═══ Source records ═══

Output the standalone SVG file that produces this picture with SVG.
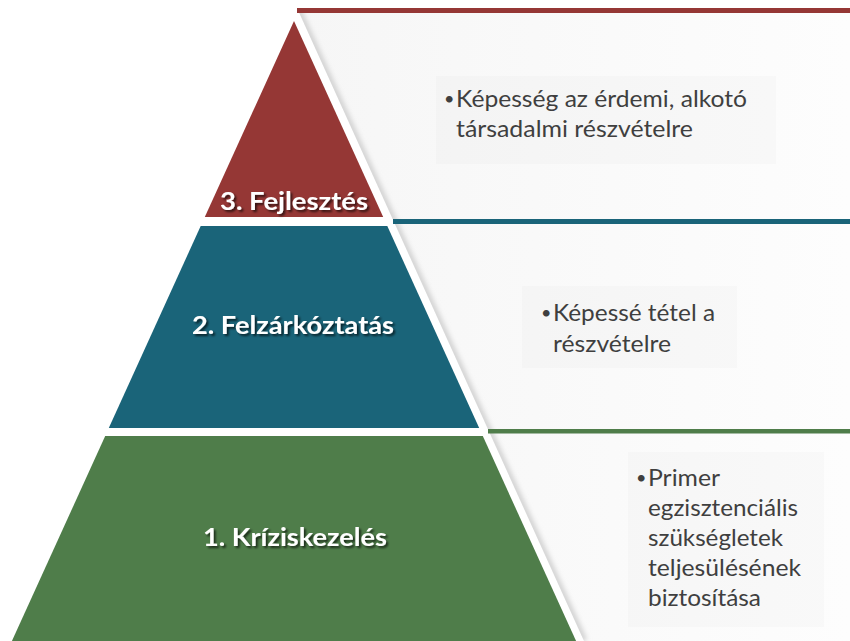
<svg xmlns="http://www.w3.org/2000/svg" width="850" height="641" viewBox="0 0 850 641">
<defs>
  <linearGradient id="panelBg" x1="0" y1="0" x2="1" y2="0">
    <stop offset="0" stop-color="#f6f6f6"/>
    <stop offset="1" stop-color="#fdfdfd"/>
  </linearGradient>
  <filter id="tshadow" x="-10%" y="-40%" width="130%" height="180%">
    <feDropShadow dx="2" dy="2" stdDeviation="1.2" flood-color="#000" flood-opacity="0.65"/>
  </filter>
  <filter id="soft" x="-20%" y="-5%" width="140%" height="110%">
    <feGaussianBlur stdDeviation="2.5"/>
  </filter>
  <clipPath id="panelClip">
    <polygon points="297,8 850,8 850,641 584,641"/>
  </clipPath>
</defs>
<style>
  .title{font-family:Lato,"Open Sans","Liberation Sans",sans-serif;font-weight:700;font-size:25px;fill:#ffffff;filter:url(#tshadow)}
  .body{font-family:Lato,"Open Sans","Liberation Sans",sans-serif;font-size:23px;fill:#3f3f3f}
  .bullet{font-family:Lato,"Open Sans","Liberation Sans",sans-serif;font-size:18px;fill:#3f3f3f}
  .box{fill:#000;fill-opacity:0.015}
</style>

<rect width="850" height="641" fill="#ffffff"/>

<g id="panels">
  <polygon points="297,8 850,8 850,641 584,641" fill="url(#panelBg)"/>
  <line x1="297" y1="8" x2="584" y2="641" stroke="#d2d2d2" stroke-width="7" filter="url(#soft)" clip-path="url(#panelClip)"/>
</g>

<g id="level3">
  <polygon points="294,21 383.2,217 204.8,217" fill="#953735"/>
  <rect x="297" y="8" width="553" height="5" fill="#953735"/>
  <text class="title" x="220" y="210" textLength="148" lengthAdjust="spacingAndGlyphs">3. Fejlesztés</text>
</g>
<g id="desc3">
  <rect class="box" x="436" y="76" width="340" height="88"/>
  <text class="bullet" x="444" y="105">•</text>
  <text class="body" x="456" y="107" textLength="291" lengthAdjust="spacingAndGlyphs">Képesség az érdemi, alkotó</text>
  <text class="body" x="456" y="137" textLength="237" lengthAdjust="spacingAndGlyphs">társadalmi részvételre</text>
</g>

<g id="level2">
  <polygon points="200.7,226 387.3,226 479.2,428 108.8,428" fill="#1a6479"/>
  <rect x="393" y="219" width="457" height="5" fill="#1a6479"/>
  <text class="title" x="192" y="334" textLength="202" lengthAdjust="spacingAndGlyphs">2. Felzárkóztatás</text>
</g>
<g id="desc2">
  <rect class="box" x="522" y="286" width="215" height="82"/>
  <text class="bullet" x="541" y="319">•</text>
  <text class="body" x="553" y="321" textLength="162" lengthAdjust="spacingAndGlyphs">Képessé tétel a</text>
  <text class="body" x="553" y="352" textLength="118" lengthAdjust="spacingAndGlyphs">részvételre</text>
</g>

<g id="level1">
  <polygon points="105.2,436 482.8,436 577.9,645 10.1,645" fill="#4f7d4a"/>
  <rect x="488" y="429" width="362" height="4.5" fill="#4f7d4a"/>
  <text class="title" x="203" y="546" textLength="184" lengthAdjust="spacingAndGlyphs">1. Kríziskezelés</text>
</g>
<g id="desc1">
  <rect class="box" x="628" y="452" width="196" height="175"/>
  <text class="bullet" x="636" y="484">•</text>
  <text class="body" x="648" y="486" textLength="72" lengthAdjust="spacingAndGlyphs">Primer</text>
  <text class="body" x="648" y="516" textLength="150" lengthAdjust="spacingAndGlyphs">egzisztenciális</text>
  <text class="body" x="648" y="546" textLength="135" lengthAdjust="spacingAndGlyphs">szükségletek</text>
  <text class="body" x="648" y="576" textLength="153" lengthAdjust="spacingAndGlyphs">teljesülésének</text>
  <text class="body" x="648" y="606" textLength="113" lengthAdjust="spacingAndGlyphs">biztosítása</text>
</g>

<g id="connectors"/>
</svg>
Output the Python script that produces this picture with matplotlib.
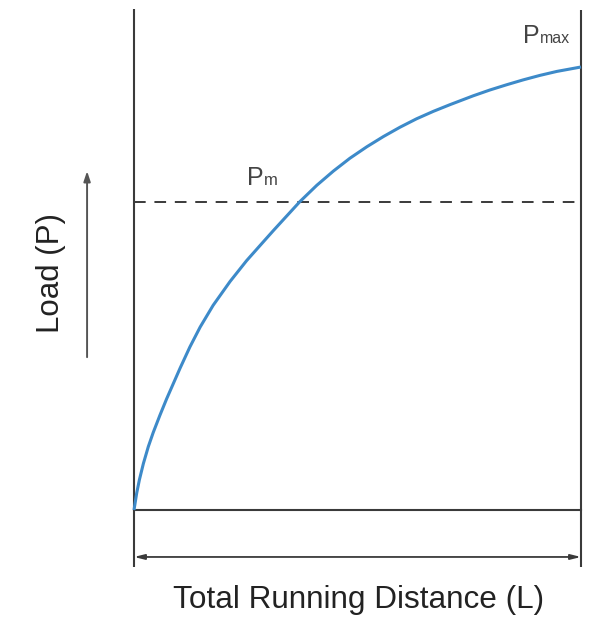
import matplotlib
matplotlib.use("Agg")
import matplotlib.pyplot as plt

# curve: distance (0-100) vs load (0-100)
distance = [0, 0.6, 1.2, 2.1, 3.2, 4.3, 5.8, 7.3, 10.3, 12.5, 14.8,
            17.7, 21.5, 25.2, 28.9, 31.2, 37.1, 40.9, 44.6, 48.3, 52.1,
            55.8, 59.5, 63.2, 67.0, 70.7, 75.9, 79.6, 83.4, 87.1, 90.8,
            94.6, 100]
load = [0, 3.8, 6.8, 10.5, 14.3, 17.5, 21.4, 25.1, 32.0, 36.8, 41.3,
        46.2, 51.6, 56.3, 60.5, 63.1, 69.6, 73.3, 76.5, 79.4, 82.0,
        84.3, 86.4, 88.3, 90.0, 91.5, 93.5, 94.8, 96.0, 97.1, 98.1,
        99.0, 100]
p_m = 69.5
p_max = 100

x_label = "Total Running Distance (L)"
y_label = "Load (P)"

line_col = "#3a3a3a"
curve_col = "#3d8ac9"
text_font = ["Liberation Sans", "DejaVu Sans"]
small_font = ["Liberation Sans Narrow", "Liberation Sans", "DejaVu Sans"]

fig = plt.figure(figsize=(5.89, 6.17), dpi=100)
ax = fig.add_axes([0, 0, 1, 1])
ax.set_xlim(-29.98, 101.79)
ax.set_ylim(-24.15, 115.12)
ax.axis("off")

# frame lines
ax.plot([0, 0], [-12.9, 113.1], color=line_col, lw=1.5, solid_capstyle="butt")
ax.plot([100, 100], [-12.9, 112.9], color=line_col, lw=1.5, solid_capstyle="butt")
ax.plot([0, 100], [0, 0], color=line_col, lw=1.5)

# Pm dashed level
ax.plot([0, 100], [p_m, p_m], color=line_col, lw=1.4, dashes=(6, 4.5))

# load curve
ax.plot(distance, load, color=curve_col, lw=2.2, solid_capstyle="butt",
        solid_joinstyle="round")

# distance double arrow
ax.annotate("", xy=(100, -10.6), xytext=(0, -10.6),
            arrowprops=dict(arrowstyle="<|-|>,head_length=0.6,head_width=0.15",
                            color=line_col, lw=1.3, shrinkA=0, shrinkB=0))
# load arrow
ax.annotate("", xy=(-10.5, 76.5), xytext=(-10.5, 34.5),
            arrowprops=dict(arrowstyle="-|>,head_length=0.6,head_width=0.2",
                            color="#555555", lw=1.4, shrinkA=0, shrinkB=0))

ax.text(50.3, -22.1, x_label, ha="center", va="baseline", fontsize=22.7,
        family=text_font, color="#222222")
ax.text(-18.6, 53.4, y_label, ha="center", va="center", fontsize=22.5,
        rotation=90, family=text_font, color="#222222")

# Pm label
ax.text(25.3, 73.4, "P", ha="left", va="baseline", fontsize=18,
        family=small_font, color="#444444")
ax.text(29.1, 73.4, "m", ha="left", va="baseline", fontsize=12,
        family=small_font, color="#444444")
# Pmax label
ax.text(87.0, 105.4, "P", ha="left", va="baseline", fontsize=18,
        family=small_font, color="#444444")
ax.text(90.8, 105.4, "max", ha="left", va="baseline", fontsize=11.5,
        family=small_font, color="#444444")

fig.savefig("out.png", dpi=100)
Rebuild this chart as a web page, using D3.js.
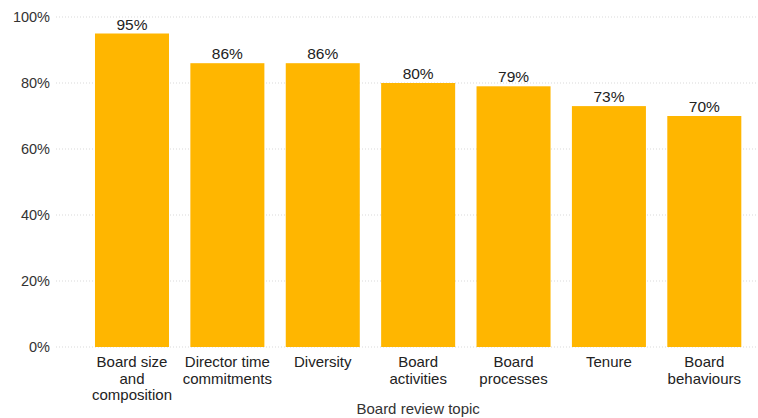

═══

**Your objective**
Every entry above should be duplicated exactly. Do not include the images.

**Reply**
Output the standalone SVG file that produces this picture with SVG.
<svg xmlns="http://www.w3.org/2000/svg" width="850" height="641" viewBox="0 0 850 641">
<defs>
  <linearGradient id="panelBg" x1="0" y1="0" x2="1" y2="0">
    <stop offset="0" stop-color="#f6f6f6"/>
    <stop offset="1" stop-color="#fdfdfd"/>
  </linearGradient>
  <filter id="tshadow" x="-10%" y="-40%" width="130%" height="180%">
    <feDropShadow dx="2" dy="2" stdDeviation="1.2" flood-color="#000" flood-opacity="0.65"/>
  </filter>
  <filter id="soft" x="-20%" y="-5%" width="140%" height="110%">
    <feGaussianBlur stdDeviation="2.5"/>
  </filter>
  <clipPath id="panelClip">
    <polygon points="297,8 850,8 850,641 584,641"/>
  </clipPath>
</defs>
<style>
  .title{font-family:Lato,"Open Sans","Liberation Sans",sans-serif;font-weight:700;font-size:25px;fill:#ffffff;filter:url(#tshadow)}
  .body{font-family:Lato,"Open Sans","Liberation Sans",sans-serif;font-size:23px;fill:#3f3f3f}
  .bullet{font-family:Lato,"Open Sans","Liberation Sans",sans-serif;font-size:18px;fill:#3f3f3f}
  .box{fill:#000;fill-opacity:0.015}
</style>

<rect width="850" height="641" fill="#ffffff"/>

<g id="panels">
  <polygon points="297,8 850,8 850,641 584,641" fill="url(#panelBg)"/>
  <line x1="297" y1="8" x2="584" y2="641" stroke="#d2d2d2" stroke-width="7" filter="url(#soft)" clip-path="url(#panelClip)"/>
</g>

<g id="level3">
  <polygon points="294,21 383.2,217 204.8,217" fill="#953735"/>
  <rect x="297" y="8" width="553" height="5" fill="#953735"/>
  <text class="title" x="220" y="210" textLength="148" lengthAdjust="spacingAndGlyphs">3. Fejlesztés</text>
</g>
<g id="desc3">
  <rect class="box" x="436" y="76" width="340" height="88"/>
  <text class="bullet" x="444" y="105">•</text>
  <text class="body" x="456" y="107" textLength="291" lengthAdjust="spacingAndGlyphs">Képesség az érdemi, alkotó</text>
  <text class="body" x="456" y="137" textLength="237" lengthAdjust="spacingAndGlyphs">társadalmi részvételre</text>
</g>

<g id="level2">
  <polygon points="200.7,226 387.3,226 479.2,428 108.8,428" fill="#1a6479"/>
  <rect x="393" y="219" width="457" height="5" fill="#1a6479"/>
  <text class="title" x="192" y="334" textLength="202" lengthAdjust="spacingAndGlyphs">2. Felzárkóztatás</text>
</g>
<g id="desc2">
  <rect class="box" x="522" y="286" width="215" height="82"/>
  <text class="bullet" x="541" y="319">•</text>
  <text class="body" x="553" y="321" textLength="162" lengthAdjust="spacingAndGlyphs">Képessé tétel a</text>
  <text class="body" x="553" y="352" textLength="118" lengthAdjust="spacingAndGlyphs">részvételre</text>
</g>

<g id="level1">
  <polygon points="105.2,436 482.8,436 577.9,645 10.1,645" fill="#4f7d4a"/>
  <rect x="488" y="429" width="362" height="4.5" fill="#4f7d4a"/>
  <text class="title" x="203" y="546" textLength="184" lengthAdjust="spacingAndGlyphs">1. Kríziskezelés</text>
</g>
<g id="desc1">
  <rect class="box" x="628" y="452" width="196" height="175"/>
  <text class="bullet" x="636" y="484">•</text>
  <text class="body" x="648" y="486" textLength="72" lengthAdjust="spacingAndGlyphs">Primer</text>
  <text class="body" x="648" y="516" textLength="150" lengthAdjust="spacingAndGlyphs">egzisztenciális</text>
  <text class="body" x="648" y="546" textLength="135" lengthAdjust="spacingAndGlyphs">szükségletek</text>
  <text class="body" x="648" y="576" textLength="153" lengthAdjust="spacingAndGlyphs">teljesülésének</text>
  <text class="body" x="648" y="606" textLength="113" lengthAdjust="spacingAndGlyphs">biztosítása</text>
</g>

<g id="connectors"/>
</svg>
Output the Python script that produces this picture with matplotlib.
import matplotlib
matplotlib.use("Agg")
import matplotlib.pyplot as plt

# curve: distance (0-100) vs load (0-100)
distance = [0, 0.6, 1.2, 2.1, 3.2, 4.3, 5.8, 7.3, 10.3, 12.5, 14.8,
            17.7, 21.5, 25.2, 28.9, 31.2, 37.1, 40.9, 44.6, 48.3, 52.1,
            55.8, 59.5, 63.2, 67.0, 70.7, 75.9, 79.6, 83.4, 87.1, 90.8,
            94.6, 100]
load = [0, 3.8, 6.8, 10.5, 14.3, 17.5, 21.4, 25.1, 32.0, 36.8, 41.3,
        46.2, 51.6, 56.3, 60.5, 63.1, 69.6, 73.3, 76.5, 79.4, 82.0,
        84.3, 86.4, 88.3, 90.0, 91.5, 93.5, 94.8, 96.0, 97.1, 98.1,
        99.0, 100]
p_m = 69.5
p_max = 100

x_label = "Total Running Distance (L)"
y_label = "Load (P)"

line_col = "#3a3a3a"
curve_col = "#3d8ac9"
text_font = ["Liberation Sans", "DejaVu Sans"]
small_font = ["Liberation Sans Narrow", "Liberation Sans", "DejaVu Sans"]

fig = plt.figure(figsize=(5.89, 6.17), dpi=100)
ax = fig.add_axes([0, 0, 1, 1])
ax.set_xlim(-29.98, 101.79)
ax.set_ylim(-24.15, 115.12)
ax.axis("off")

# frame lines
ax.plot([0, 0], [-12.9, 113.1], color=line_col, lw=1.5, solid_capstyle="butt")
ax.plot([100, 100], [-12.9, 112.9], color=line_col, lw=1.5, solid_capstyle="butt")
ax.plot([0, 100], [0, 0], color=line_col, lw=1.5)

# Pm dashed level
ax.plot([0, 100], [p_m, p_m], color=line_col, lw=1.4, dashes=(6, 4.5))

# load curve
ax.plot(distance, load, color=curve_col, lw=2.2, solid_capstyle="butt",
        solid_joinstyle="round")

# distance double arrow
ax.annotate("", xy=(100, -10.6), xytext=(0, -10.6),
            arrowprops=dict(arrowstyle="<|-|>,head_length=0.6,head_width=0.15",
                            color=line_col, lw=1.3, shrinkA=0, shrinkB=0))
# load arrow
ax.annotate("", xy=(-10.5, 76.5), xytext=(-10.5, 34.5),
            arrowprops=dict(arrowstyle="-|>,head_length=0.6,head_width=0.2",
                            color="#555555", lw=1.4, shrinkA=0, shrinkB=0))

ax.text(50.3, -22.1, x_label, ha="center", va="baseline", fontsize=22.7,
        family=text_font, color="#222222")
ax.text(-18.6, 53.4, y_label, ha="center", va="center", fontsize=22.5,
        rotation=90, family=text_font, color="#222222")

# Pm label
ax.text(25.3, 73.4, "P", ha="left", va="baseline", fontsize=18,
        family=small_font, color="#444444")
ax.text(29.1, 73.4, "m", ha="left", va="baseline", fontsize=12,
        family=small_font, color="#444444")
# Pmax label
ax.text(87.0, 105.4, "P", ha="left", va="baseline", fontsize=18,
        family=small_font, color="#444444")
ax.text(90.8, 105.4, "max", ha="left", va="baseline", fontsize=11.5,
        family=small_font, color="#444444")

fig.savefig("out.png", dpi=100)
Rebuild this chart as a web page, using D3.js.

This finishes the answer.